# WRITTEN TASK:
The lines from the top of the material below through the line containing "import plotly.graph_objects as go" are to be printed exactly, with pictures omitted.

# GIVEN INFORMATION:
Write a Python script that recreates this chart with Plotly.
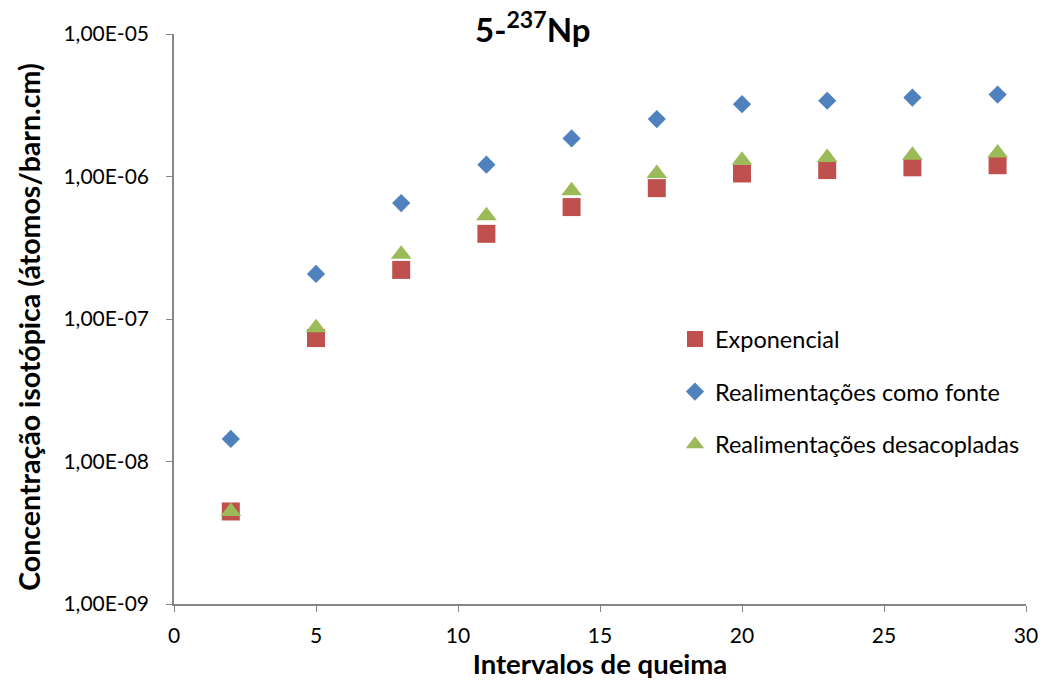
import plotly.graph_objects as go

x_vals = [2, 5, 8, 11, 14, 17, 20, 23, 26, 29]
exponencial = [4.46e-9, 7.35e-8, 2.21e-7, 3.96e-7, 6.10e-7, 8.29e-7, 1.05e-6, 1.11e-6, 1.16e-6, 1.20e-6]
como_fonte = [1.44e-8, 2.07e-7, 6.51e-7, 1.21e-6, 1.85e-6, 2.53e-6, 3.22e-6, 3.40e-6, 3.58e-6, 3.76e-6]
desacopladas = [4.46e-9, 8.68e-8, 2.85e-7, 5.30e-7, 7.94e-7, 1.05e-6, 1.30e-6, 1.36e-6, 1.41e-6, 1.46e-6]

y_tickvals = [1e-9, 1e-8, 1e-7, 1e-6, 1e-5]
y_ticktext = ["1,00E-09", "1,00E-08", "1,00E-07", "1,00E-06", "1,00E-05"]
x_tickvals = [0, 5, 10, 15, 20, 25, 30]

FONT = "Lato"
AXIS_COLOR = "#868686"

# plot area sits at x 174..1030, y 34..604 (body margin removed below)
W, H = 1050, 687
L, T, PW, PH = 174, 34, 856, 570
R = W - L - PW
B = H - T - PH

fig = go.Figure()
fig.add_trace(go.Scatter(
    x=x_vals, y=exponencial, mode="markers", name="Exponencial", legendgroup="a",
    marker=dict(symbol="square", size=18, color="#C0504D"),
))
fig.add_trace(go.Scatter(
    x=x_vals, y=como_fonte, mode="markers", name="Realimentações como fonte", legendgroup="b",
    marker=dict(symbol="diamond", size=14, color="#4F81BD"),
))
fig.add_trace(go.Scatter(
    x=x_vals, y=desacopladas, mode="markers", name="Realimentações desacopladas", legendgroup="c",
    marker=dict(symbol="triangle-up", size=18, color="#9BBB59"),
))

fig.update_layout(
    width=W, height=H,
    margin=dict(l=L, r=R, t=T, b=B),
    paper_bgcolor="white", plot_bgcolor="white",
    font=dict(family=FONT, size=21, color="black"),
    showlegend=True,
    legend=dict(
        x=0.588, y=0.503, xanchor="left", yanchor="top",
        font=dict(family=FONT, size=23.5, color="black"),
        bgcolor="rgba(0,0,0,0)", tracegroupgap=19,
        traceorder="grouped",
    ),
    xaxis=dict(
        range=[0, 30], tickvals=x_tickvals, ticks="outside", ticklen=6,
        tickcolor=AXIS_COLOR, showline=True, linecolor=AXIS_COLOR, linewidth=1.5,
        showgrid=False, zeroline=False, tickfont=dict(size=21), ticklabelstandoff=6,
        title=dict(text="<b>Intervalos de queima</b>", font=dict(size=27.5), standoff=6),
    ),
    yaxis=dict(
        type="log", range=[-9, -5], tickvals=y_tickvals, ticktext=y_ticktext,
        ticks="outside", ticklen=6, tickcolor=AXIS_COLOR, showline=True,
        linecolor=AXIS_COLOR, linewidth=1.5, showgrid=False, zeroline=False,
        tickfont=dict(size=21), ticklabelstandoff=13,
    ),
    annotations=[
        dict(
            text="<b>5-<sup>237</sup>Np</b>",
            x=(535 - L) / PW, y=(604 - 27) / PH, xref="paper", yref="paper",
            xanchor="center", yanchor="middle",
            showarrow=False, font=dict(size=33, family=FONT),
        ),
        dict(
            text="<b>Concentração isotópica (átomos/barn.cm)</b>",
            x=(28 - L) / PW, y=(604 - 327) / PH, xref="paper", yref="paper",
            xanchor="center", yanchor="middle", textangle=-90,
            showarrow=False, font=dict(size=28.5, family=FONT),
        ),
    ],
)

fig.write_html(
    "out.html",
    config={"displayModeBar": False},
    post_script="document.body.style.margin='0';",
)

# SOLUTION TO THIS EXERCISE:
Write a Python script that recreates this chart with Plotly.
import plotly.graph_objects as go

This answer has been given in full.